(Collected data entries)
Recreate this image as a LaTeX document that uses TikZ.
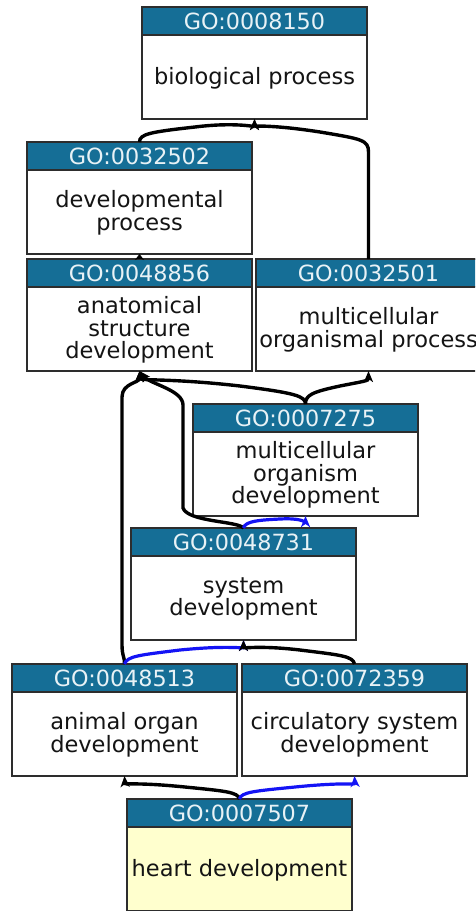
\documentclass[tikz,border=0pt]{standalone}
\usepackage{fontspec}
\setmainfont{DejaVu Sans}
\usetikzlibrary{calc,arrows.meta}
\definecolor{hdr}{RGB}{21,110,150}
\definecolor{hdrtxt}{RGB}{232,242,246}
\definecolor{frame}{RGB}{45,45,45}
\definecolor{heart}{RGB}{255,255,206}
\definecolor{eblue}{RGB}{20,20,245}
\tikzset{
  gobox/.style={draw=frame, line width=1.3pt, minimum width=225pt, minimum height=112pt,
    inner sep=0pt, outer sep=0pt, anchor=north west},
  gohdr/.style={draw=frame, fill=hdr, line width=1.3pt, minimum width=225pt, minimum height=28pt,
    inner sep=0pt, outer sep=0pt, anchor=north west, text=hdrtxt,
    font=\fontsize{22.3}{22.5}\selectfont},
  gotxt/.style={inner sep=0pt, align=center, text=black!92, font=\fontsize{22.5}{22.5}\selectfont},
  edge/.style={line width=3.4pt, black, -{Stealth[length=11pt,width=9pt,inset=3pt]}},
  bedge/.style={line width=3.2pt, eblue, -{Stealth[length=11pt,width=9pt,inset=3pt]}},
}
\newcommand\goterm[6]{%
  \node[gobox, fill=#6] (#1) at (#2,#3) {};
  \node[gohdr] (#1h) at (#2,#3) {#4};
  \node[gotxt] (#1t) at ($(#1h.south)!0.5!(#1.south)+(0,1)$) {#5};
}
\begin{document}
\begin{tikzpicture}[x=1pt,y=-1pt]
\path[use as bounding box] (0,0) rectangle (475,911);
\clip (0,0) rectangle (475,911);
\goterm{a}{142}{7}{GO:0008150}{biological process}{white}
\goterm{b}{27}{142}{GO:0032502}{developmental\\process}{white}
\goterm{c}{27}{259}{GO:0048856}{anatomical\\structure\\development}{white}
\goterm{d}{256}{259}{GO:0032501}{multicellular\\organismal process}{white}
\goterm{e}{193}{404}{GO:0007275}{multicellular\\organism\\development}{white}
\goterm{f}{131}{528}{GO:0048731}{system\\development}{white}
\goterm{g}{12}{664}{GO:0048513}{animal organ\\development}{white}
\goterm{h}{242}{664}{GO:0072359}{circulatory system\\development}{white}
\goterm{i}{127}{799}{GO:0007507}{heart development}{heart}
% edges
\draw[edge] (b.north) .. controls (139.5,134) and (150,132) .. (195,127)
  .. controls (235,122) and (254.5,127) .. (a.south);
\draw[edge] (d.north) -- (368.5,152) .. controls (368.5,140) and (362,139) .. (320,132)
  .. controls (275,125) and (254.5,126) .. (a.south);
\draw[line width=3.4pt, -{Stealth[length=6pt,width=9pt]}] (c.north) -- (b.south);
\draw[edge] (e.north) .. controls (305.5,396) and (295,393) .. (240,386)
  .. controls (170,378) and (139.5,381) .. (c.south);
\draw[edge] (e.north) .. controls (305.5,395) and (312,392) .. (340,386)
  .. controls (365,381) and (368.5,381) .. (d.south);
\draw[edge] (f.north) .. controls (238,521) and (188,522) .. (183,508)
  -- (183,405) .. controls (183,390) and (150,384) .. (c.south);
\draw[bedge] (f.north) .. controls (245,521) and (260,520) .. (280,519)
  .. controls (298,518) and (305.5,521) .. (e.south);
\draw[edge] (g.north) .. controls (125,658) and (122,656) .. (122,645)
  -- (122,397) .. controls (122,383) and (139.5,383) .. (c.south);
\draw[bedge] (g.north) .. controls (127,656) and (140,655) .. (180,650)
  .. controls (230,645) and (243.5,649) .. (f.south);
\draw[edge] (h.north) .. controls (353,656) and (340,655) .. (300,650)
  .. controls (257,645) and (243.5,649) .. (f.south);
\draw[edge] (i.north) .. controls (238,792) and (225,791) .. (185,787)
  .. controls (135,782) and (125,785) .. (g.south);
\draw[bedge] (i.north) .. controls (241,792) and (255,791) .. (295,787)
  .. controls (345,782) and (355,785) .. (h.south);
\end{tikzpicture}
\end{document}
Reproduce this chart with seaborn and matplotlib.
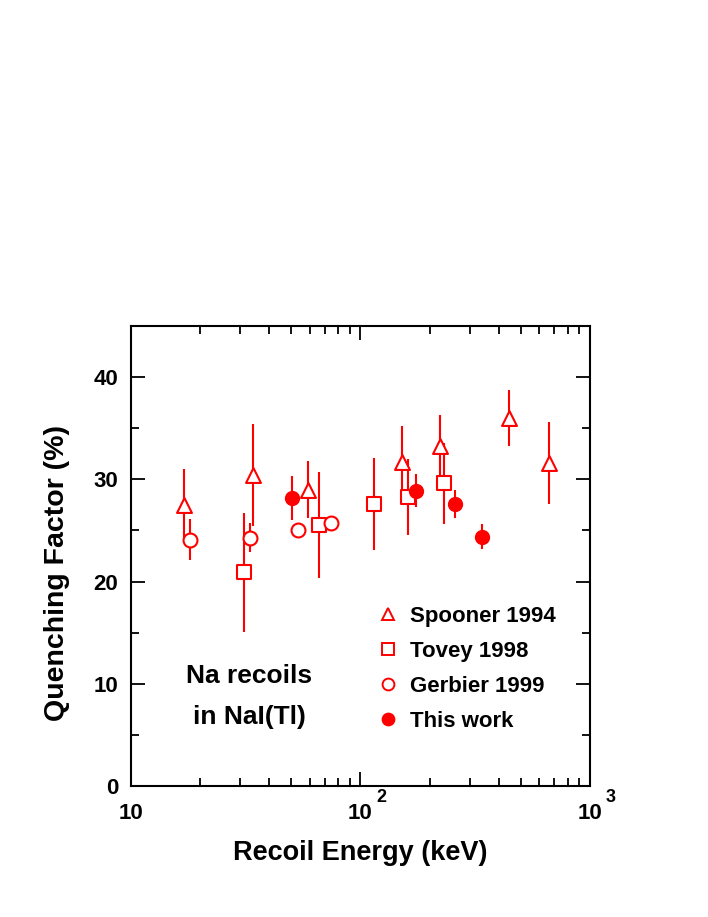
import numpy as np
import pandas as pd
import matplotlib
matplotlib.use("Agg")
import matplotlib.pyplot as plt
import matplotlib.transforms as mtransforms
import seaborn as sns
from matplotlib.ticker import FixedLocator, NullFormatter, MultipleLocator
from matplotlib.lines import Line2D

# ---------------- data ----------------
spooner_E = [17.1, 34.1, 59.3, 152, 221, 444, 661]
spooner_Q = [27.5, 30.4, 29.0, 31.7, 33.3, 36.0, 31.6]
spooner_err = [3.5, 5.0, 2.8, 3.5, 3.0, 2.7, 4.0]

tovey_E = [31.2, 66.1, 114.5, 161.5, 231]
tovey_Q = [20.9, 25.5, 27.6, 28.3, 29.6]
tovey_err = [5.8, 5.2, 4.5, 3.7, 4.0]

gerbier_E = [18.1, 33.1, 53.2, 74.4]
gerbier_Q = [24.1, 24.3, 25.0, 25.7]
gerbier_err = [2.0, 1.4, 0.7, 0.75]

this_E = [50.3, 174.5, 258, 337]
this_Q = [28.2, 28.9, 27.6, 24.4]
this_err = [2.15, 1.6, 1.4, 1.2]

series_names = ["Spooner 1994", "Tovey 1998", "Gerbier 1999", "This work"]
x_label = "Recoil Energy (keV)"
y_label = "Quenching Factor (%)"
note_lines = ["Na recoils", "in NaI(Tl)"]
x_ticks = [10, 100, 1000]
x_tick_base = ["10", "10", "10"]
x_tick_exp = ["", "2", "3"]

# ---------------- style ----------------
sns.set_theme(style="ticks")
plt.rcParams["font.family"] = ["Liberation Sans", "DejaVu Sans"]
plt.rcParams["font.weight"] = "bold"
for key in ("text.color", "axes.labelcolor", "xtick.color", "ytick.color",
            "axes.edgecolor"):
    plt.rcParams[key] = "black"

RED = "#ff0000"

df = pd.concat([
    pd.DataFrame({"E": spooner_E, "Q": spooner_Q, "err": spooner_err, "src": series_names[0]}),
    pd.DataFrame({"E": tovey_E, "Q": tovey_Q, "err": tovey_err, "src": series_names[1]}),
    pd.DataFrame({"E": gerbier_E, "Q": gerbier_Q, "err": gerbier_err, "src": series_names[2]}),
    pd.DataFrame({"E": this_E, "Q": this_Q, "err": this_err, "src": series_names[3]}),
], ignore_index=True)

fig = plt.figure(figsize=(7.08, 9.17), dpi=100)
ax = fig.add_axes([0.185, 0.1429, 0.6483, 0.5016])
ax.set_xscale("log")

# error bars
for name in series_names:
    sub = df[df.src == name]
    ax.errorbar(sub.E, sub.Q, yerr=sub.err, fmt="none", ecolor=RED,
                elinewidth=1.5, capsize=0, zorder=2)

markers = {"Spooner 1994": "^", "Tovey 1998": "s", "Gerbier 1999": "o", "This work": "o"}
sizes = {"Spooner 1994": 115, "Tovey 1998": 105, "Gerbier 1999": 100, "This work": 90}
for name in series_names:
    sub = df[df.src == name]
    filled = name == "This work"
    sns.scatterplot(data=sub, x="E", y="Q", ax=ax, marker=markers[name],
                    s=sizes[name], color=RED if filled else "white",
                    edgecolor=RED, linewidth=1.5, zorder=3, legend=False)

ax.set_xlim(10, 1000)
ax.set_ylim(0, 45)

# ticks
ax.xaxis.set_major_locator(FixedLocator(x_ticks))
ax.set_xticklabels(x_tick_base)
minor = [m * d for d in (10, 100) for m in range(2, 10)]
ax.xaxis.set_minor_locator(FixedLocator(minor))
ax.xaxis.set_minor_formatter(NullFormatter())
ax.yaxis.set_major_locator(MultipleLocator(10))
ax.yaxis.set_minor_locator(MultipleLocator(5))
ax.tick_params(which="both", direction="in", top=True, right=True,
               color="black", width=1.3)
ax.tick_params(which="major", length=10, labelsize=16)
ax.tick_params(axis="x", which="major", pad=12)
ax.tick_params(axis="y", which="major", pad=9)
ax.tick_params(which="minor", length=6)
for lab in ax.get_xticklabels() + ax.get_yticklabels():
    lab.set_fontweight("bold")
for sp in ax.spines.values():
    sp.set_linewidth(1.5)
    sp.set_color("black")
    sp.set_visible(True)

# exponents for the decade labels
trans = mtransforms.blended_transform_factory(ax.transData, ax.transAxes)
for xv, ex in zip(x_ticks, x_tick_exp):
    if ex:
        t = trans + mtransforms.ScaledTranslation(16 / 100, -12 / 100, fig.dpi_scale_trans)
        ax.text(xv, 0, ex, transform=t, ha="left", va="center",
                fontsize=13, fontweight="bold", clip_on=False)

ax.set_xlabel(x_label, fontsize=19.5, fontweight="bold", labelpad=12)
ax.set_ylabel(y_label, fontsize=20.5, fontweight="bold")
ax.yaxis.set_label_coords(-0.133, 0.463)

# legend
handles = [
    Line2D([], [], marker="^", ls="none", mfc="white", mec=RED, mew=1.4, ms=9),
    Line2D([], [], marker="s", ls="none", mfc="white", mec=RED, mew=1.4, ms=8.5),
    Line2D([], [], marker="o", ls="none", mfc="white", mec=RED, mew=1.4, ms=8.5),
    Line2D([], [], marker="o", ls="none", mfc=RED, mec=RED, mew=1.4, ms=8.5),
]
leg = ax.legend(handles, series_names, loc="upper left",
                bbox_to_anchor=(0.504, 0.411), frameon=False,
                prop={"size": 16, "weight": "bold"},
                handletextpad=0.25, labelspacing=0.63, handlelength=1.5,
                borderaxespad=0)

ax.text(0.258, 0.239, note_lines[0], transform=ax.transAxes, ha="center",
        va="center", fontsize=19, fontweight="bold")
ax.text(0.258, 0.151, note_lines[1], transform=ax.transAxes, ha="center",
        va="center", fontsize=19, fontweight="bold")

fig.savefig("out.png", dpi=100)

* **OBJECTIVE**
Skip all pictures and retype only the stretch from the line that holds "Reproduce this chart" through the line that holds "gerbier_err = [2.0, 1.4, 0.7, 0.75]", exactly as written.

* **ANSWER TO THE EXERCISE**
Reproduce this chart with seaborn and matplotlib.
import numpy as np
import pandas as pd
import matplotlib
matplotlib.use("Agg")
import matplotlib.pyplot as plt
import matplotlib.transforms as mtransforms
import seaborn as sns
from matplotlib.ticker import FixedLocator, NullFormatter, MultipleLocator
from matplotlib.lines import Line2D

# ---------------- data ----------------
spooner_E = [17.1, 34.1, 59.3, 152, 221, 444, 661]
spooner_Q = [27.5, 30.4, 29.0, 31.7, 33.3, 36.0, 31.6]
spooner_err = [3.5, 5.0, 2.8, 3.5, 3.0, 2.7, 4.0]

tovey_E = [31.2, 66.1, 114.5, 161.5, 231]
tovey_Q = [20.9, 25.5, 27.6, 28.3, 29.6]
tovey_err = [5.8, 5.2, 4.5, 3.7, 4.0]

gerbier_E = [18.1, 33.1, 53.2, 74.4]
gerbier_Q = [24.1, 24.3, 25.0, 25.7]
gerbier_err = [2.0, 1.4, 0.7, 0.75]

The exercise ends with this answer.